** start **
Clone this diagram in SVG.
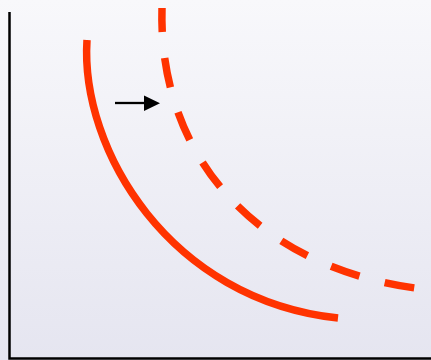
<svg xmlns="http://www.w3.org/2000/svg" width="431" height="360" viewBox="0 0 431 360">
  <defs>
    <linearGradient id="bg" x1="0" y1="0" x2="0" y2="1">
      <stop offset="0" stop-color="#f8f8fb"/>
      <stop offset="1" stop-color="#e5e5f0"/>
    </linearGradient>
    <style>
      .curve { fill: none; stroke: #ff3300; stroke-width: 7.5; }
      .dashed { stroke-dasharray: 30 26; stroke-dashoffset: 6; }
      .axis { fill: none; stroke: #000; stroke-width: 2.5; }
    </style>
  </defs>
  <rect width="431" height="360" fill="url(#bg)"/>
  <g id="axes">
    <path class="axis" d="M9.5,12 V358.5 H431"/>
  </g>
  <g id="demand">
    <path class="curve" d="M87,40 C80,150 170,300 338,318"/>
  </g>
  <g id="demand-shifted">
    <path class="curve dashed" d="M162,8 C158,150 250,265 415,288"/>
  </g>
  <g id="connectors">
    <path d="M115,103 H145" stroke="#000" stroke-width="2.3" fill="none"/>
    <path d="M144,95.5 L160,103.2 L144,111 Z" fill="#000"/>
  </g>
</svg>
** end **
- Exercise prompt -
Transcribe all the data word for word; the images stay out.

- Result -
Clone this diagram in SVG.
<svg xmlns="http://www.w3.org/2000/svg" width="431" height="360" viewBox="0 0 431 360">
  <defs>
    <linearGradient id="bg" x1="0" y1="0" x2="0" y2="1">
      <stop offset="0" stop-color="#f8f8fb"/>
      <stop offset="1" stop-color="#e5e5f0"/>
    </linearGradient>
    <style>
      .curve { fill: none; stroke: #ff3300; stroke-width: 7.5; }
      .dashed { stroke-dasharray: 30 26; stroke-dashoffset: 6; }
      .axis { fill: none; stroke: #000; stroke-width: 2.5; }
    </style>
  </defs>
  <rect width="431" height="360" fill="url(#bg)"/>
  <g id="axes">
    <path class="axis" d="M9.5,12 V358.5 H431"/>
  </g>
  <g id="demand">
    <path class="curve" d="M87,40 C80,150 170,300 338,318"/>
  </g>
  <g id="demand-shifted">
    <path class="curve dashed" d="M162,8 C158,150 250,265 415,288"/>
  </g>
  <g id="connectors">
    <path d="M115,103 H145" stroke="#000" stroke-width="2.3" fill="none"/>
    <path d="M144,95.5 L160,103.2 L144,111 Z" fill="#000"/>
  </g>
</svg>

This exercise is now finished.